Mary Rand, the British track and field athlete who blazed a trail for women by winning three Olympic medals at the Tokyo Games in 1964, has died at the age of 86.
Rand was one of the giants of her sport: the epitome of speed, power and grace. Her long jump victory in Tokyo made her Britain’s first female Olympic gold medallist in athletics, and she followed it up with a silver in the pentathlon and a bronze in the 4x100m relay.
That supreme talent was also fused with 60s style. She was famously called “Marilyn Monroe on spikes” by one journalist, because of her blonde highlights, while Mick Jagger declared her to be his dream date.
After Rand’s death was announced, the tributes were led by Mary Peters, one of her four roommates in Tokyo and a pentathlon gold medallist at the 1972 Games, who told the Guardian: “She was the golden girl of her era and the most gifted athlete I ever saw.

“She worked hard and played hard, and she was a very talented all-around athlete. She could swim, she could she could play netball, she was a hockey player. And if you put her on the trampoline she would do front and back flips.
“I even went with her to dart tournaments once at Crystal Palace, and whoever threw the first bullseye won a free set of golden darts. Naturally she got a bullseye with her first dart.”
But it is was a long jump performance on a rainy day in Tokyo that earned Rand her place in history. The gold medal that changed her life, she revealed to the Guardian’s John Rodda, came following a lunch of chicken, cake and Ovaltine.
Perhaps someone had hidden rocket fuel in Rand’s drink too. Because despite jumping into a -1.6m headwind on a sodden tinder track, she broke the world record with a leap of 6.76m. To put that distance into context, it was only four centimetres shy of the distance required for bronze at the 2026 World Indoor Championships.
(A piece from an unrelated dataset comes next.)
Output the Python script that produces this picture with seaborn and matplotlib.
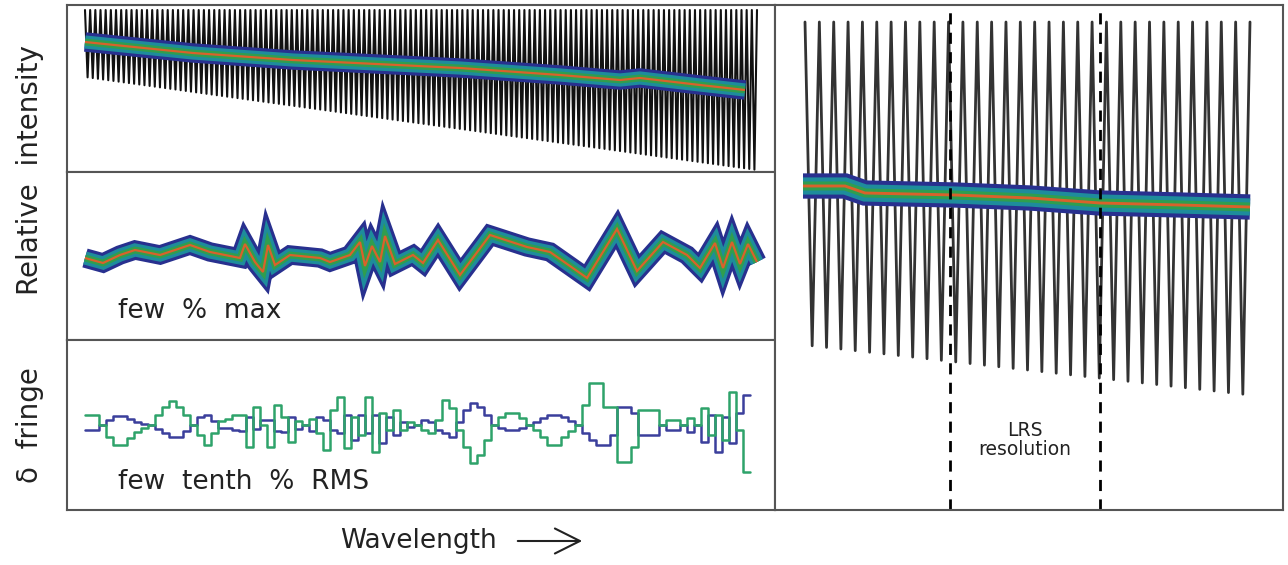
import numpy as np
import pandas as pd
import matplotlib
matplotlib.use("Agg")
import matplotlib.pyplot as plt
import seaborn as sns

# ---------------- data ----------------
# top-left panel: fringed spectrum envelope (wavelength, relative intensity)
fringe_wl = [18, 690]
fringe_hi = [162, 162]
fringe_lo = [95, 2]
n_fringe_left = 130
# defringed continuum in top-left panel
cont_wl = [18, 126, 226, 393, 493, 553, 573, 633, 678]
cont_val = [130, 119, 112, 104, 97, 92, 94, 87, 82]

# middle-left panel: residual after defringing ("few % max")
resid_wl = [18, 36, 53, 68, 93, 123, 143, 173, 178, 188, 196, 201, 208, 223, 253,
            263, 283, 293, 298, 305, 313, 318, 328, 346, 356, 371, 393, 423, 460,
            483, 520, 550, 570, 596, 620, 633, 648, 656, 665, 673, 681, 690]
resid_val = [82, 77, 85, 90, 85, 95, 88, 82, 96, 78, 68, 95, 75, 85, 82,
             78, 85, 98, 74, 94, 78, 104, 76, 85, 77, 100, 65, 105, 93,
             88, 62, 111, 69, 98, 85, 72, 97, 72, 98, 76, 96, 78]

# bottom-left panel: delta fringe, two solutions (step bins of equal width)
delta_start = 18
delta_bin = 7
delta_green = [10, 10, 0, -12, -20, -20, -13, -7, -3, 0,
               10, 18, 24, 18, 10, 0, -10, -20, -8, 4,
               6, 10, 10, -22, 18, 0, -22, 20, 8, -17,
               4, 0, 6, -8, -25, 15, 28, -23, 8, -10,
               28, -27, 12, -5, 15, -5, 3, 0, -5, -8,
               5, 25, 17, -5, -22, -38, -30, -15, 0, 8,
               12, 12, 7, 0, -5, -12, -20, -20, -12, -6,
               0, 20, 42, 42, 18, 18, -37, -37, -22, 15,
               15, 15, 0, 5, 5, 0, 7, 0, 17, -10,
               10, -15, 33, -5, -47]
delta_blue = [-5, -5, 0, 5, 9, 9, 6, 3, 1, 0,
              -4, -8, -12, -12, -6, 0, 8, 10, 4, -3,
              -3, -5, -6, 8, -4, 5, 5, -6, -7, 8,
              -4, 0, -6, 8, 5, -5, -8, 10, -15, 10,
              -8, 10, -18, 8, -10, 3, -2, 0, 5, 3,
              -5, -8, -12, 3, 15, 22, 18, 10, 0, -3,
              -5, -5, -3, 0, 3, 7, 10, 10, 8, 4,
              0, -8, -15, -20, -20, -10, 18, 18, 12, -10,
              -10, -10, 0, -5, -5, 0, -7, 0, -17, 10,
              -27, 8, -18, 12, 30]

# right panel: zoom on fringes
rfringe_wl = [30, 475]
rfringe_hi = [488, 488]
rfringe_lo = [165, 115]
n_fringe_right = 31
rcont_wl = [28, 70, 90, 180, 255, 325, 405, 475]
rcont_val = [324, 324, 317, 315, 312, 307, 305, 303]
lrs_res_wl = [175, 325]

# ---------------- style ----------------
sns.set_theme(style="white")
plt.rcParams["font.family"] = ["DejaVu Sans"]
TXT = "#222222"
SPINE = "#555555"
band_layers = [("#28308f", 14), ("#1e8c9c", 9.5), ("#2f9e4f", 5), ("#d9622b", 1.6)]

W, H = 1288, 565
fig = plt.figure(figsize=(W / 100, H / 100), dpi=100)


def ax_px(x0, y0, x1, y1):
    return fig.add_axes([x0 / W, 1 - y1 / H, (x1 - x0) / W, (y1 - y0) / H])


ax_top = ax_px(67, 5, 775, 172)
ax_mid = ax_px(67, 172, 775, 340)
ax_bot = ax_px(67, 340, 775, 510)
ax_r = ax_px(775, 5, 1283, 510)


def zigzag(wl, hi, lo, n):
    xs = np.linspace(wl[0], wl[-1], 2 * n + 1)
    h = np.interp(xs, wl, hi)
    l = np.interp(xs, wl, lo)
    ys = np.where(np.arange(xs.size) % 2 == 0, h, l)
    return pd.DataFrame({"wl": xs, "val": ys})


def band(ax, x, y, scale=1.0):
    df = pd.DataFrame({"wl": x, "val": y})
    for col, lw in band_layers:
        sns.lineplot(data=df, x="wl", y="val", ax=ax, color=col, lw=lw * scale,
                     sort=False, estimator=None, solid_joinstyle="miter",
                     solid_capstyle="butt")


# top-left
sns.lineplot(data=zigzag(fringe_wl, fringe_hi, fringe_lo, n_fringe_left), x="wl", y="val",
             ax=ax_top, color="#111111", lw=1.5, sort=False, estimator=None)
band(ax_top, cont_wl, cont_val)
ax_top.set_xlim(0, 708)
ax_top.set_ylim(0, 167)

# middle-left
band(ax_mid, resid_wl, resid_val)
ax_mid.set_xlim(0, 708)
ax_mid.set_ylim(0, 168)

# bottom-left
edges = delta_start + delta_bin * np.arange(len(delta_green) + 1)
dfg = pd.DataFrame({"wl": edges, "val": delta_green + [delta_green[-1]]})
dfb = pd.DataFrame({"wl": edges, "val": delta_blue + [delta_blue[-1]]})
sns.lineplot(data=dfb, x="wl", y="val", ax=ax_bot, color="#3b3f9c", lw=1.8,
             drawstyle="steps-post", sort=False, estimator=None)
sns.lineplot(data=dfg, x="wl", y="val", ax=ax_bot, color="#2ea36a", lw=1.8,
             drawstyle="steps-post", sort=False, estimator=None)
ax_bot.set_xlim(0, 708)
ax_bot.set_ylim(-85, 85)

# right
sns.lineplot(data=zigzag(rfringe_wl, rfringe_hi, rfringe_lo, n_fringe_right), x="wl", y="val",
             ax=ax_r, color="#333333", lw=2.0, sort=False, estimator=None)
band(ax_r, rcont_wl, rcont_val, scale=1.3)
for xv in lrs_res_wl:
    ax_r.axvline(xv, color="black", lw=2, ls=(0, (4, 3)))
ax_r.set_xlim(0, 508)
ax_r.set_ylim(0, 505)
ax_r.text(250, 70, "LRS\nresolution", ha="center", va="center", fontsize=13.5,
          color=TXT, linespacing=1.05)

for ax in (ax_top, ax_mid, ax_bot, ax_r):
    ax.set_xticks([])
    ax.set_yticks([])
    ax.set_xlabel("")
    ax.set_ylabel("")
    for s in ax.spines.values():
        s.set_color(SPINE)
        s.set_linewidth(1.5)
        s.set_visible(True)

# annotations
fig.text(118 / W, 1 - 311 / H, "few  %  max", fontsize=19, color=TXT, va="center", ha="left")
fig.text(118 / W, 1 - 482 / H, "few  tenth  %  RMS", fontsize=19, color=TXT, va="center", ha="left")
fig.text(30 / W, 1 - 170 / H, "Relative  intensity", fontsize=20, color=TXT, rotation=90,
         va="center", ha="center")
fig.text(30 / W, 1 - 425 / H, "δ  fringe", fontsize=20, color=TXT, rotation=90,
         va="center", ha="center")
fig.text(340 / W, 1 - 541 / H, "Wavelength", fontsize=19, color=TXT, va="center", ha="left")
fig.add_artist(matplotlib.patches.FancyArrowPatch(
    (515 / W, 1 - 541 / H), (585 / W, 1 - 541 / H), transform=fig.transFigure,
    arrowstyle="->,head_length=0.9,head_width=0.45", mutation_scale=20, lw=1.5, color=TXT))

fig.savefig("out.png", dpi=100)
Rand might well have won a second gold in the pentathlon, but in the shot put she was more than six metres behind the Soviet athlete Irina Press, whose gender was the subject of much speculation and who stopped competing in 1966 after chromosome testing was introduced.
A third medal followed for Rand in the 4x100m relay but her work in Tokyo did not end on the track. She was 24 at the time, and had a young daughter, and she would sing her three young roommates, including Peters and the 800m Olympic champion, Ann Packer, to sleep.
“There were four of us in the room, and we were all competing on different days, and all nervous and apprehensive,” said Peters. “And so Mary used to sing lullabies to us that she sang to her daughter, Alison, and that’s how we got to sleep at night before our competition.”
Rand’s performances in Tokyo were ahead of their time. But, unfortunately for Rand’s financial situation, she was an athlete of her time. It meant that she was unable to earn money from competing and before Tokyo she got by on £10 a week working in the postal department of the Guinness factory – where she got a free daily lunch and pint and was able to ride around London on a Lambretta.

January 1966. Photograph: ANL/Shutterstock
There were plenty of offers after the Olympics. Indeed, she was even invited to the Cannes Film Festival, where she was approached about starring in a series of “woman James Bond” films. She turned the producers down, however, as she wanted to focus on track and field.
However, just before the Mexico Olympics in 1968 she tore an achilles tendon and was forced to retire, aged 28.
But it turned out to be some career for the girl who was born Mary Bignal in Wells, Somerset in 1940 and grew up in a council house, with her father a chimney sweeper and window cleaner and her mother a nurse.
Having shown athletic prowess from an early age she was given a sports scholarship at Millfield School and quickly progressed up the ranks.
By the time she arrived at her first Olympics in Rome in 1960, aged 20, she was among the favourites for gold. But she could only finish ninth after fouling on her first two jumps in the final.

She was to make amends in Tokyo. And when Ann Packer, who was also her roommate along with Peters, was asked about Rand she could not have been more effusive.
“Mary was the most gifted athlete I ever saw,” she said. “She was as good as athletes get; there has never been anything like her since. And I don’t believe there ever will be.”
In 1969 Rand moved to the United States with her second husband, Bill Toomey, the Olympic decathlon champion. It meant that she was out of sight – and too often out of mind – for the next 57 years.
But her momentous contribution to British sport is immense and undeniable.